Lucasfilm's Red Tails is an all-black action adventure which the director claimed is "kind of like ‘The Color Purple,’ only in airplanes" and "sort of like a Tyler Perry movie, only without jokes".
Red Tails flies onto cinema screens on 20 January. ®
COMMENTS
What a tosser.
If you don't like people criticising you for fucking up your old franchises then either don't do it or ignore them by sticking great wads of cash in your ears.
Personally I'd rather watch the RedLetterMedia reviews of the Star Wars prequels and Indy 4 than the movies themselves. At least Lucas gave us all something to moan about.
*sigh*
I'll be eternally grateful to the man that made A New Hope, The Empire Strikes Back and Return of the Jedi. I won't miss the man he became, corrupted by his own self-importance and blind arrogance.
You're building a bit of a big pedestal there, chief
Lucas put together a capable team which went on to do some pretty good work. They kept him in check, exercising a decent amount of scripting and editorial control and everything was great.
When he returned with a vast amount of cash and a colossal ego to match, suddenly he's free of all that awful editorial restraint he was subjected to in the past. The result? An abject lesson in why a) editors are useful things and b) why unrestrained egos are bad things.
"the man that made A New Hope, The Empire Strikes Back and Return of the Jedi"
TESB was directed by Irvin Kershner, and ROTJ by Richard Marquand. I found both to be superior works to ANH, Lucas' major contribution.
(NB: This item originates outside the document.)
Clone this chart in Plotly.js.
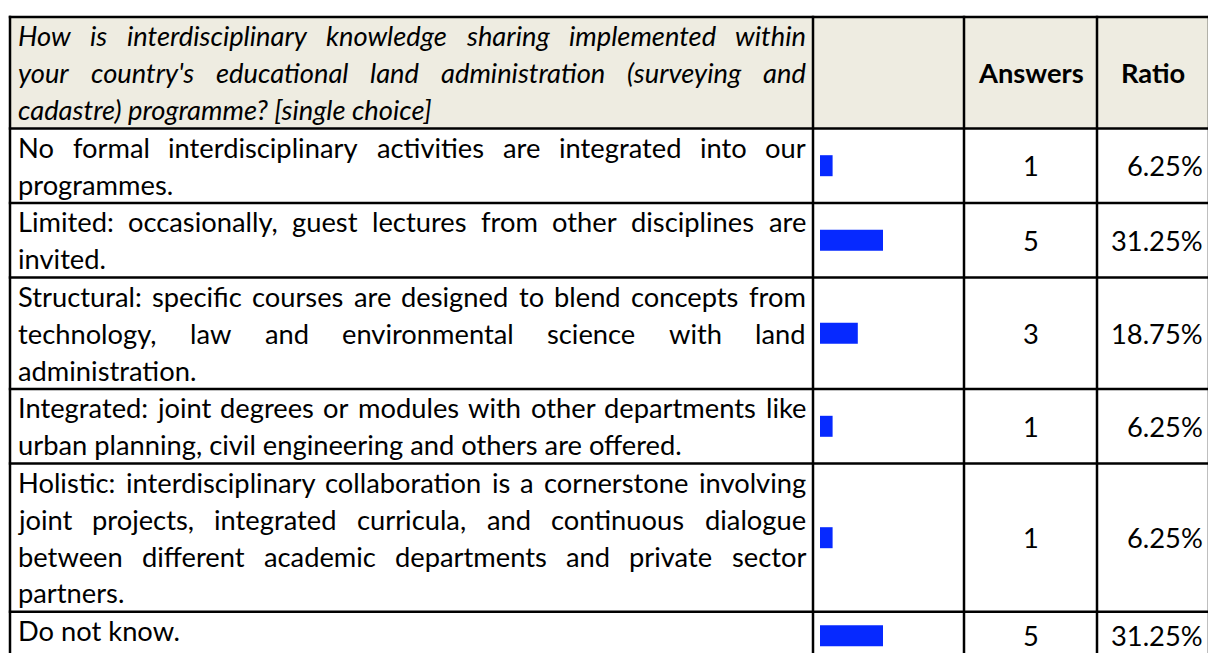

I seem to recall that Lucas was not a fant of TESB at all, which in my opinion was by far the best film of the series. But there you go.
7 of 9 was hot, wasn't she?
Oh, you mean Episodes 7 - 9. Sorry, wrong franchise.
Other than Jar Jar, the only other problem was with the cheesy reasons for Anakin to become Vader... He just looks like a pouty teenager whining because they won't make him a Jedi Master yet. That and Hayden Christensen's atrocious acting. I especially like his "I'm mad" face, where he tilts his head down and scowls under his eyebrows at people.